Backbeat (1993)

reviewed by
Lon Ponschock


                                 BACKBEAT
                       A film review by Lons Ponschock
                        Copyright 1995 Lons Ponschock

Directed by Iain Softley Stars Sheryl Lee, Stephen Dorff, and Ian Hart as John Lennon

      Cover Band                   Soundtrack
      Greg Dulli                   Terence Blanchard
      Don Fleming                  David McMurray
      Dave Grohl                   Eric Reed
      Mike Mills                   Don Was
      Thurston Moore               Buster marbury
      Dave Pirner                  Luis Conte
                                   Mark Goldenberg

See that? 'Never put the band credits on one of these things before. That's it's importance.

BACKBEAT is about the early Beatles: the 1960 Beatles in Hamburg on the Reeperbahn: the red light district.

I never liked the Beatles ... at least the Ed Sullivan version of them. The music was over-played. It was a media phenomenon. It was the 60's version of the bobby soxers screaming for Sinatra 20 years before. It was hype. It's a bad memory for me, not a good one.

BUT there are no Fab Four tunes in BACKBEAT, nothing to jerk your chain about where you were in 1962 and what you'd be doing at Woodstock a few years later. No nostalgie du la boue or "reminiscence of the mud." What a relief.
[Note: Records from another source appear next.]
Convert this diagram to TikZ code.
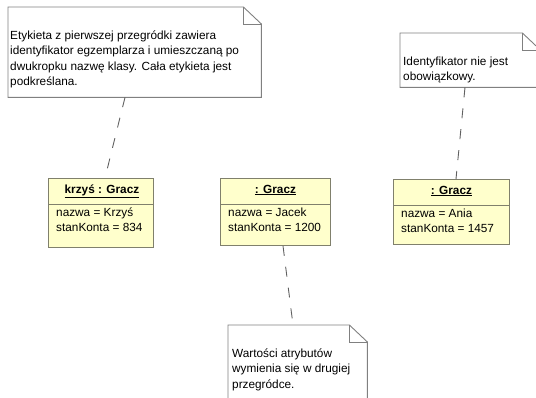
\documentclass[tikz,border=0pt]{standalone}
\usepackage{fontspec}
\setmainfont{Liberation Sans}
\usetikzlibrary{calc}
\definecolor{objfill}{HTML}{FFFFCC}
\definecolor{objline}{HTML}{80806C}
\definecolor{noteline}{HTML}{808080}
\definecolor{connline}{HTML}{606060}
\begin{document}
\begin{tikzpicture}[x=1pt,y=-1pt,
  notearea/.style={draw=none,inner sep=0pt,anchor=north west,minimum width=#1},
  noteshape/.style={draw=noteline,fill=white,line width=0.9pt},
  notetext/.style={inner sep=0pt,anchor=base west,align=left,font=\fontsize{11.8}{15.5}\selectfont},
  objbox/.style={draw=objline,fill=objfill,line width=0.9pt,inner sep=0pt,anchor=north west},
  objtitle/.style={inner sep=0pt,anchor=base,font=\fontsize{11.8}{15.5}\selectfont\bfseries},
  objattr/.style={inner sep=0pt,anchor=base west,align=left,font=\fontsize{11.8}{15.5}\selectfont},
  conn/.style={draw=connline,line width=0.9pt,dash pattern=on 10pt off 11pt}
]
\useasboundingbox (0,0) rectangle (536,397);

% ---- notes ----
\node[notearea=253pt,minimum height=90pt] (n1) at (8,7) {};
\node[notearea=140pt,minimum height=54pt] (n2) at (400,33) {};
\node[notearea=139pt,minimum height=90pt] (n3) at (228,325) {};

\foreach \n in {n1,n2,n3}{
  \draw[noteshape] (\n.north west) -- ([xshift=-18pt]\n.north east)
     -- ([yshift=-17pt]\n.north east) -- (\n.south east) -- (\n.south west) -- cycle;
  \draw[noteshape,fill=none] ([xshift=-18pt]\n.north east)
     -- ([xshift=-18pt,yshift=-17pt]\n.north east) -- ([yshift=-17pt]\n.north east);
}

% base anchor of a multi-line node = baseline of its last line
\node[notetext] (n1t) at ([xshift=2pt,yshift=-78.5pt]n1.north west)
  {Etykieta z pierwszej przegródki zawiera\\identyfikator egzemplarza i umieszczaną po\\dwukropku nazwę klasy. Cała etykieta jest\\podkreślana.};
\node[notetext] (n2t) at ([xshift=3pt,yshift=-47.5pt]n2.north west)
  {Identyfikator nie jest\\obowiązkowy.};
\node[notetext] (n3t) at ([xshift=4pt,yshift=-63pt]n3.north west)
  {Wartości atrybutów\\wymienia się w drugiej\\przegródce.};

% ---- objects ----
\node[objbox,minimum width=105pt,minimum height=69pt] (b1) at (48,178) {};
\node[objbox,minimum width=110pt,minimum height=67pt] (b2) at (220,178) {};
\node[objbox,minimum width=116pt,minimum height=65pt] (b3) at (393,179) {};

\foreach \b in {b1,b2,b3}{
  \draw[draw=objline,line width=0.9pt] ([yshift=-26pt]\b.north west) -- ([yshift=-26pt]\b.north east);
}

\node[objtitle] (b1t) at ([xshift=1pt,yshift=-15pt]b1.north) {\underline{krzyś : Gracz}};
\node[objtitle] (b2t) at ([yshift=-15pt]b2.north) {\underline{: Gracz}};
\node[objtitle] (b3t) at ([yshift=-15pt]b3.north) {\underline{: Gracz}};

\node[objattr] (b1a) at ([xshift=8pt,yshift=-53.5pt]b1.north west) {nazwa = Krzyś\\stanKonta = 834};
\node[objattr] (b2a) at ([xshift=8pt,yshift=-53.5pt]b2.north west) {nazwa = Jacek\\stanKonta = 1200};
\node[objattr] (b3a) at ([xshift=8pt,yshift=-53.5pt]b3.north west) {nazwa = Ania\\stanKonta = 1457};

% ---- connectors ----
\draw[conn] ([xshift=117pt]n1.south west) -- ([xshift=57pt]b1.north west);
\draw[conn] ([xshift=63pt]b2.south west) -- ([xshift=65pt]n3.north west);
\draw[conn] ([xshift=65pt]n2.south west) -- ([xshift=63pt]b3.north west);
\end{tikzpicture}
\end{document}
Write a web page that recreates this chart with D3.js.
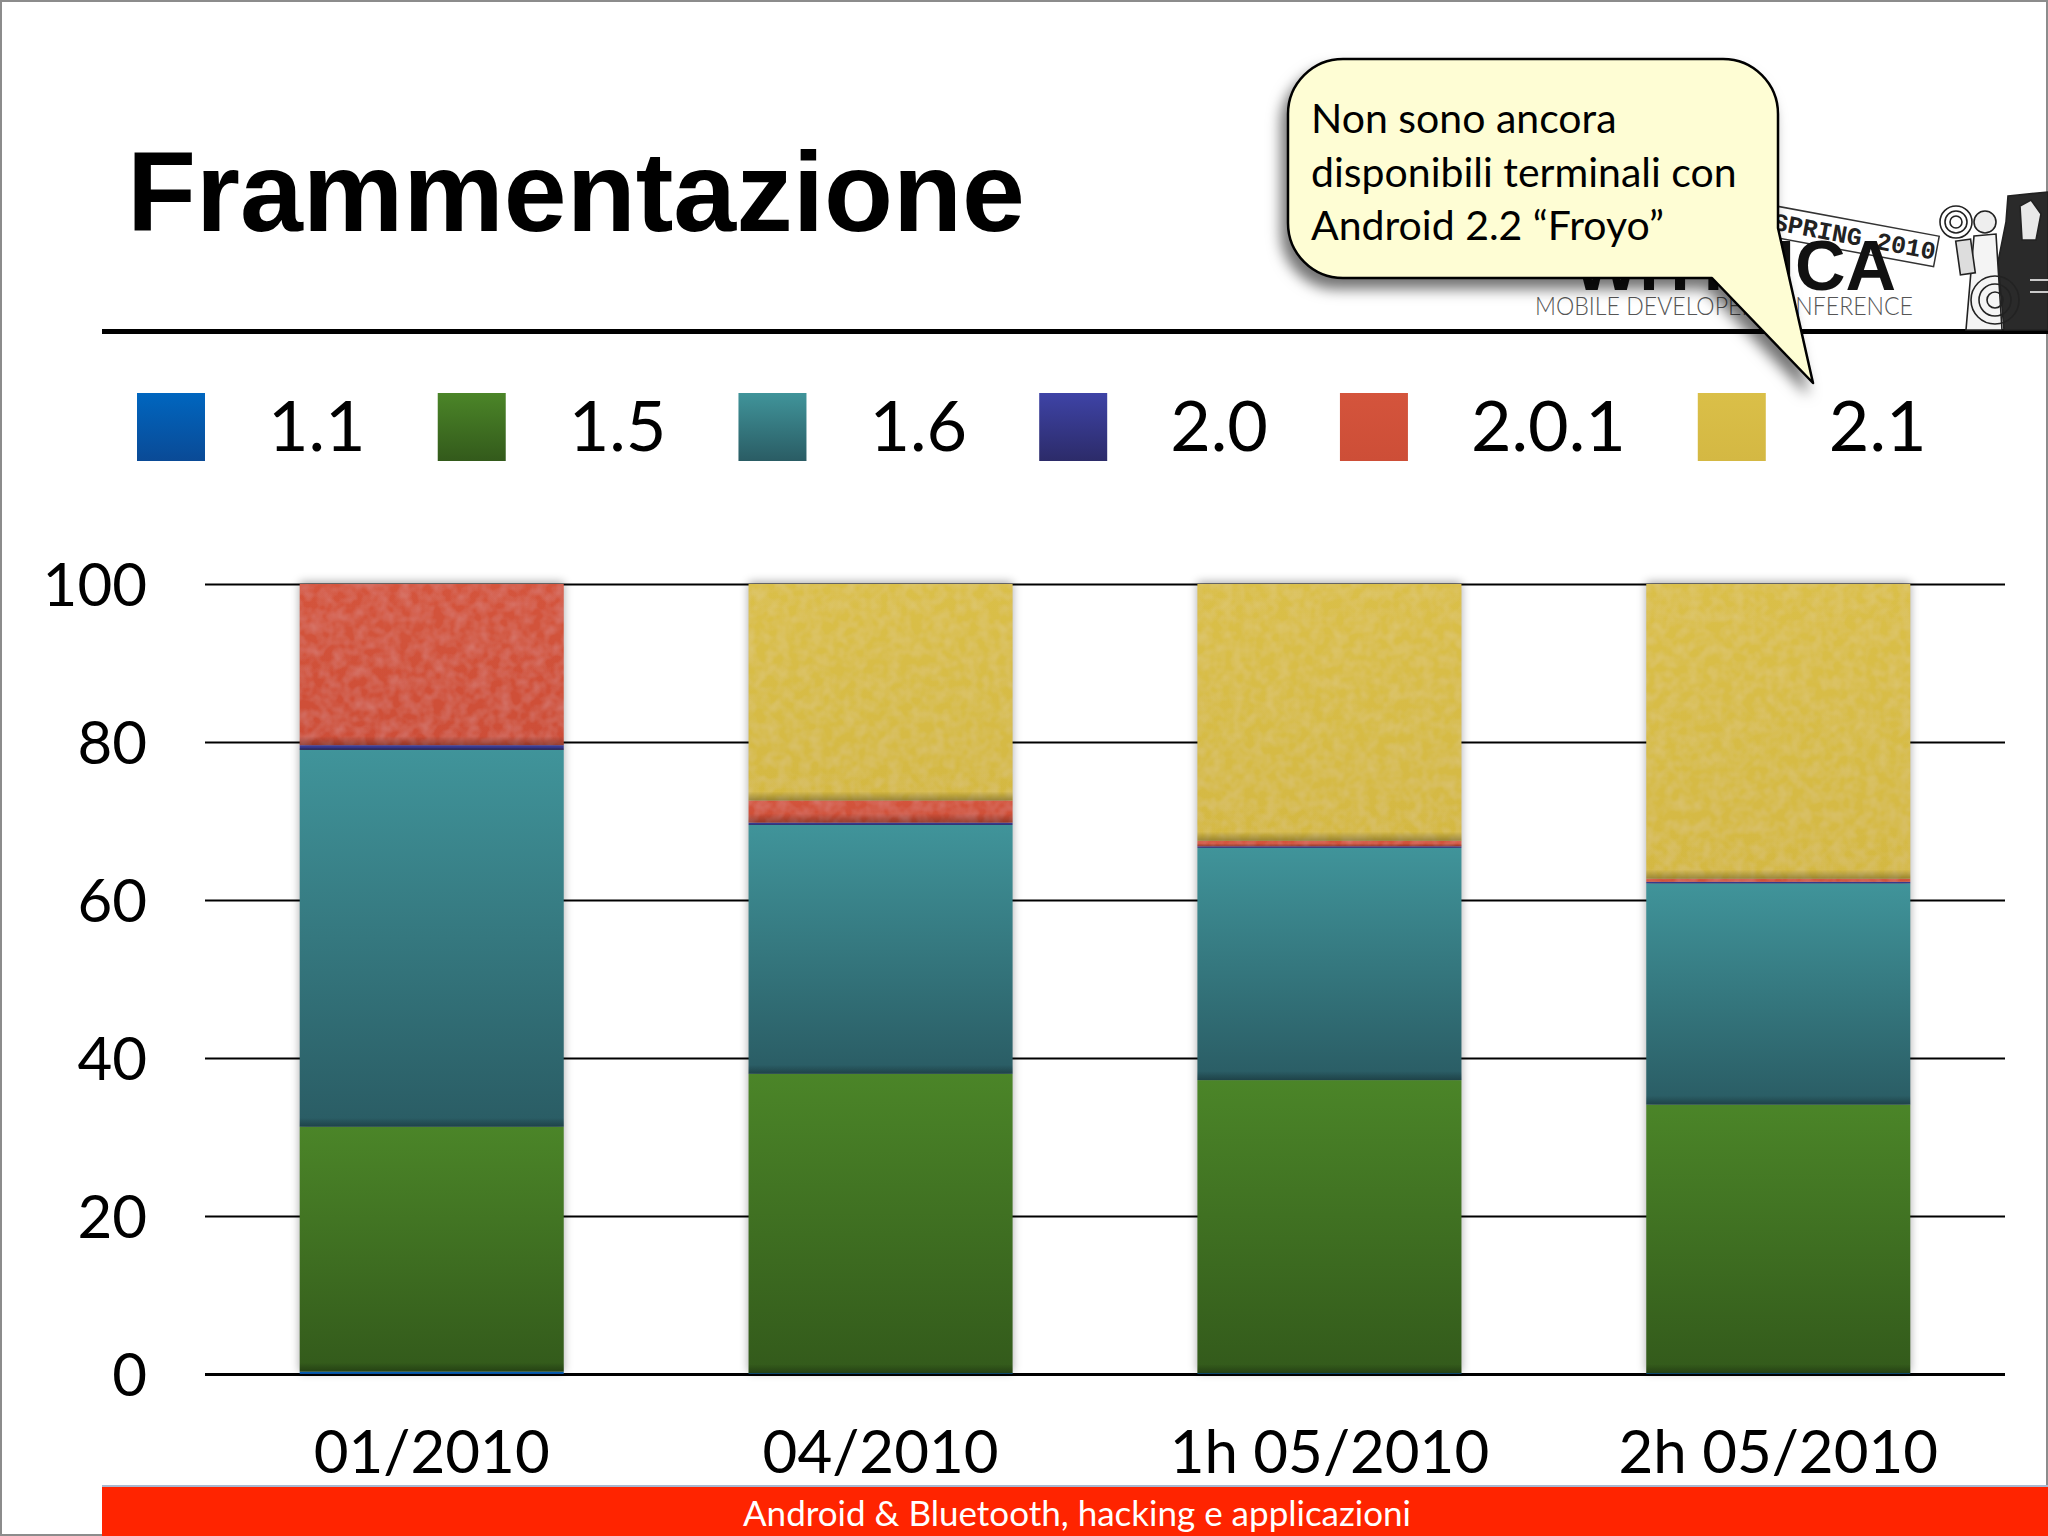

BACKBEAT put me in mind of THE COMMITMENTS and SWING KIDS. This Is The Grunge Beatles; something to put you in mind of a more contemporary group. These days Nine Inch Nails or Nirvana would not play strip clubs on the Reeperbahn to start a career though. Perhaps there is a lesson in that too.

The music is Rhythm and Blues... and Lennon wearing his Buddy Holly "super glasses." All that. All the lowlife and fights, fights to be heard. And we hear the Lennon wit, as he storms around like Sid Vicious... Sid Vicious had no wit as I recall. And the Cockney accent. I thought of Ken Loach's film RIFF RAFF during this too. RIFF RAFF: that film with the Cockney cast and English subtitles. Ha!

                          * * * * *
                 "You made us look like Klaus."

Before the new look of the Beatles there was the energy that rock and roll and little blue pills could produce. And those little Blue Meanies produced a bunch of hard day's nights. Before YELLOW SUBMARINE and the Richard Lester films, there was Lennon, Stuart Sutcliffe, Paul McCartney, George Harrison and Pete Best. And there was Astrid.

The story here as about Lennon, Sutcliffe and Astrid Kirchner, a German photographer. They want to play Lennon and Sutcliffe as intimates. To me it's insignificant that the legend might be "contaminated" with a homosexual influence--insignificant that Lennon and Sutcliffe had a relationship deeper than that which might be tolerated by the screaming girls at The Cave in Liverpool or at Shea Stadium in New York.

This is Sutcliffe's story too. Stuart Sutcliffe abandoned a painting career to play with the band. His career and reputation were more firmly established than that of his rock and roll friends.

                          "It's all dick."
                              -- from BACKBEAT --

We know that Sutcliffe was not a member of the Beatles when they hit America and Shea Stadium, so I don't think I'm giving anything away when I relate the following scene and it's effect on me:

We see Sutcliffe in the audience as the quartet version of the Beatles is playing--in the audience with this longing look on his face: the look I associate with an old cartoon which these days is still probably broadcast at 5 am some- where. It's a scene of a boy on crutches who is left behind as the hole in the mountain where the land of toys and candy is closing faster than he can keep up with. I think the cartoon was "The Pied Piper of Hamlin;" one of those cartoons you see at 5 am because of the partying from the night before: one of those 1940's cartoons drawn with a childlike and schizophrenic mania. The boy on crutches is left behind to tell the story of how the children disappeared to the townsfolk of Hamlin.

     I am that boy.
                          * * * * *

BACKBEAT is a good film all the way around. Easily worth watching a couple of times for the subtlety of language and the music itself. It may be one of the best music biographies ever made. This is rock and roll. And the film history of it is pretty scant or left wanting. THE BUDDY HOLLY STORY should have been a lot better than it was ... should have been a lot less saccharine.

But here with the maturity of a European backdrop, the director Iain Softley has given us the 1960 pre-Carnaby Street Brit homage to the music which, like that of Buddy Holly, owes its soul to rhythm and blues. The Brit homage before the Brit invasion.

     I liked BACKBEAT a lot.
     BACKBEAT is available at most outlets.